Example creating an index:

CREATE INDEX idx_hire_date ON employees (hire_date);
-- This index allows fast lookups of employees by their hire date.

SELECT name FROM employees WHERE hire_date = '2023-01-01';
-- The database uses the index to find rows with hire_date '2023-01-01'

And here how the index structure looks like: Database Index Structure

Once you create an index, the database create a separate data structure that maps the indexed column values to the corresponding row locations. In postgreSQL, the index entries contain the indexed column value and the ctid (internal row identifier) pointing to the actual row in the heap and the page number and slot number within that page.

When a query uses the indexed column in its WHERE clause, the database can quickly traverse the index to find the relevant ctid values, then use those to directly access the rows in the heap.
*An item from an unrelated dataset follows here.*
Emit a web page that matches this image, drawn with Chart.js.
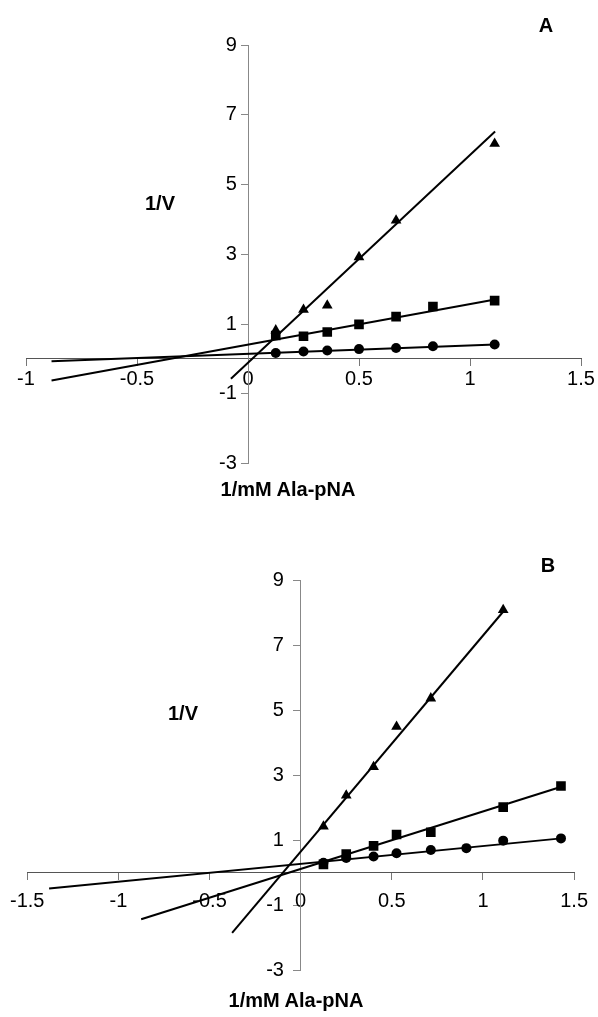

This drastically reduces the number of pages that need to be read from disk, improving query performance.

Quick Recap

Relational databases use a combination of internal row identifiers, page-based storage, heaps, and indexes to efficiently store and retrieve data.
By leveraging indexes and considering data organization, you can minimize I/O operations and ensure your database scales effectively with your application’s needs.

Questions

1. What are the key components of a relational database?

The key components of a relational database include tables, rows, columns, primary keys, foreign keys, and indexes. Tables store data in a structured format, while rows represent individual records and columns represent attributes of those records. Primary keys uniquely identify each row, foreign keys establish relationships between tables, and indexes improve query performance.

2. How do indexes improve query performance?

Indexes improve query performance by providing a fast lookup mechanism for finding rows based on specific column values. Instead of scanning the entire table (heap), the database can use the index to quickly locate the relevant rows, reducing the amount of data that needs to be read from disk.